Web News Search

13 February 2021

A pipeline for web news archival and search. Consists of three parts: an ETL tool which transfers articles from Common Crawl archives to an Amazon Elasticsearch index, a Java application which implements a REST API for search queries, and a React frontend which allows users to easily set up searches and preview results.

The ETL tool was created with Java and Maven; it was deployed to an Amazon EC2 virtual machine and run automatically every 2 hours via cron. The ETL tool quried a public S3 bucket provided by Common Crawl, downloading any new archive files and processing them into individual objects to be added to an Elasticsearch index. The objects included page title, URL, text, and metadata such as language and date.

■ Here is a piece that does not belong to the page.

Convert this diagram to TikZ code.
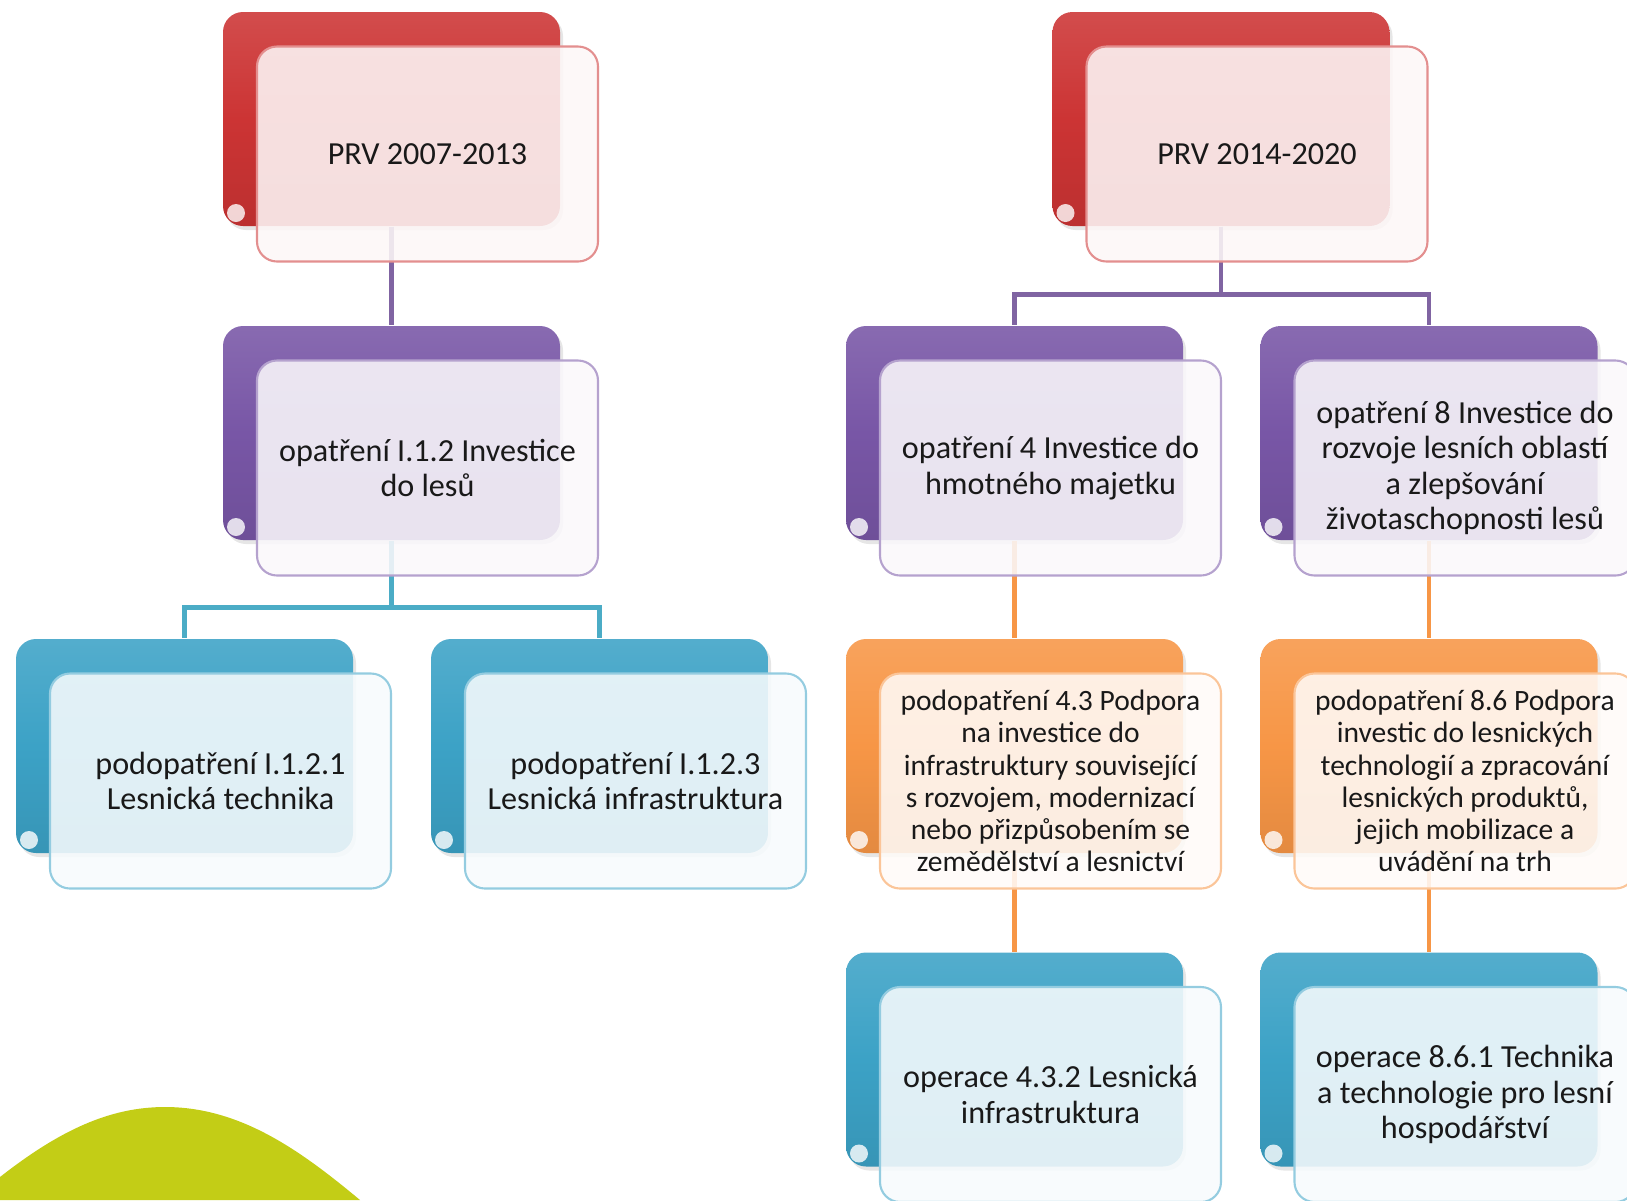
\documentclass[tikz,border=0pt]{standalone}
\usepackage{fontspec}
\setmainfont{Carlito}
\usetikzlibrary{positioning,shadows}
\definecolor{prvred}{RGB}{204,52,52}
\definecolor{prvpurple}{RGB}{120,86,166}
\definecolor{prvteal}{RGB}{60,162,198}
\definecolor{prvorange}{RGB}{247,150,70}
\definecolor{prvgreen}{RGB}{195,205,22}
\definecolor{linkpurple}{RGB}{128,100,162}
\definecolor{linkteal}{RGB}{75,172,198}
\definecolor{linkorange}{RGB}{247,150,70}

\tikzset{
  backbox/.style={rounded corners=0.2cm, minimum width=3.37cm, minimum height=2.14cm,
    top color=#1!88!white, bottom color=#1!92!black, middle color=#1,
    drop shadow={opacity=0.2, shadow xshift=0.03cm, shadow yshift=-0.04cm},
    path picture={\fill[white, opacity=0.8] ([shift={(0.13,0.13)}]path picture bounding box.south west) circle (0.09);}},
  frontbox/.style={rounded corners=0.2cm, minimum width=3.41cm, minimum height=2.15cm,
    fill=#1!4!white, fill opacity=0.88, text opacity=1, draw=#1!55!white, line width=0.6pt,
    align=center, font=\fontsize{9.15pt}{10.1pt}\selectfont, text=black!90},
  smalltext/.style={font=\fontsize{8.4pt}{9.15pt}\selectfont},
  link/.style={draw=#1, line width=1.4pt}
}

\begin{document}
\begin{tikzpicture}
  \useasboundingbox (0,0) rectangle (16.27,-12);
  % background hill
  \fill[prvgreen] (0,-11.77) .. controls (0.6,-11.3) and (1.1,-11.07) .. (1.65,-11.07)
    .. controls (2.4,-11.07) and (3.0,-11.5) .. (3.6,-12) -- (0,-12) -- cycle;

  % back boxes
  \node[backbox=prvred] (prv1) at (3.915,-1.19) {};
  \node[backbox=prvpurple] (op1) at (3.915,-4.33) {};
  \node[backbox=prvteal] (pod1) at (1.845,-7.46) {};
  \node[backbox=prvteal] (pod2) at (5.995,-7.46) {};
  \node[backbox=prvred] (prv2) at (12.21,-1.19) {};
  \node[backbox=prvpurple] (op4) at (10.145,-4.33) {};
  \node[backbox=prvpurple] (op8) at (14.29,-4.33) {};
  \node[backbox=prvorange] (pod43) at (10.145,-7.46) {};
  \node[backbox=prvorange] (pod86) at (14.29,-7.46) {};
  \node[backbox=prvteal] (oper432) at (10.145,-10.595) {};
  \node[backbox=prvteal] (oper861) at (14.29,-10.595) {};

  % connectors
  \draw[link=linkpurple] (prv1.south) -- (op1.north);
  \draw[link=linkteal] (op1.south) -- ++(0,-0.67) -| (pod1.north);
  \draw[link=linkteal] (op1.south) -- ++(0,-0.67) -| (pod2.north);
  \draw[link=linkpurple] (prv2.south) -- ++(0,-0.68) -| (op4.north);
  \draw[link=linkpurple] (prv2.south) -- ++(0,-0.68) -| (op8.north);
  \draw[link=linkorange] (op4.south) -- (pod43.north);
  \draw[link=linkorange] (op8.south) -- (pod86.north);
  \draw[link=linkorange] (pod43.south) -- (oper432.north);
  \draw[link=linkorange] (pod86.south) -- (oper861.north);

  % front boxes with texts
  \node[frontbox=prvred] (prv1t) at ([shift={(0.36,-0.35)}]prv1) {PRV 2007-2013};
  \node[frontbox=prvpurple] (op1t) at ([shift={(0.36,-0.35)}]op1) {opatření I.1.2 Investice\\do lesů};
  \node[frontbox=prvteal] (pod1t) at ([shift={(0.36,-0.35)}]pod1) {podopatření I.1.2.1\\Lesnická technika};
  \node[frontbox=prvteal] (pod2t) at ([shift={(0.36,-0.35)}]pod2) {podopatření I.1.2.3\\Lesnická infrastruktura};
  \node[frontbox=prvred] (prv2t) at ([shift={(0.36,-0.35)}]prv2) {PRV 2014-2020};
  \node[frontbox=prvpurple] (op4t) at ([shift={(0.36,-0.35)}]op4) {opatření 4 Investice do\\hmotného majetku};
  \node[frontbox=prvpurple] (op8t) at ([shift={(0.36,-0.35)}]op8) {opatření 8 Investice do\\rozvoje lesních oblastí\\a zlepšování\\životaschopnosti lesů};
  \node[frontbox=prvorange, smalltext] (pod43t) at ([shift={(0.36,-0.35)}]pod43) {podopatření 4.3 Podpora\\na investice do\\infrastruktury související\\s rozvojem, modernizací\\nebo přizpůsobením se\\zemědělství a lesnictví};
  \node[frontbox=prvorange, smalltext] (pod86t) at ([shift={(0.36,-0.35)}]pod86) {podopatření 8.6 Podpora\\investic do lesnických\\technologií a zpracování\\lesnických produktů,\\jejich mobilizace a\\uvádění na trh};
  \node[frontbox=prvteal] (oper432t) at ([shift={(0.36,-0.35)}]oper432) {operace 4.3.2 Lesnická\\infrastruktura};
  \node[frontbox=prvteal] (oper861t) at ([shift={(0.36,-0.35)}]oper861) {operace 8.6.1 Technika\\a technologie pro lesní\\hospodářství};
\end{tikzpicture}
\end{document}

The REST API web app was created with Java and Tomcat. It ran on Amazon Elastic Beanstalk such that new virtual machines could be spun up and automatically load-balanced as needed. The main search parameter was text in the body of the archived documents. Additional optional parameters included metadata such as language and date as well as modifiers for the number of results and offset from the start of the search (effectively creating paged results).

The front end was built with React and served via a public S3 bucket. Three main search controls were provided at the top of the page: a text box for the main parameter, a date control, and a dropdown of language options. The page initiated a search every time one of the parameters changes, providing live feedback after every letter typed; safeguards were put in place to ensure stale query results were not displayed. Each result entry shows the title, URL, and a snippet of text trimmed intelligently so as not to cut off words. The count and offset parameters were hidden behind the scenes. Upon loading, 10 results were displayed; 10 more could be loaded by clicking a button at the end of the results list.

Created with guidance for Stephen Tarzia’s Scalable System Architecture course at Northwestern University.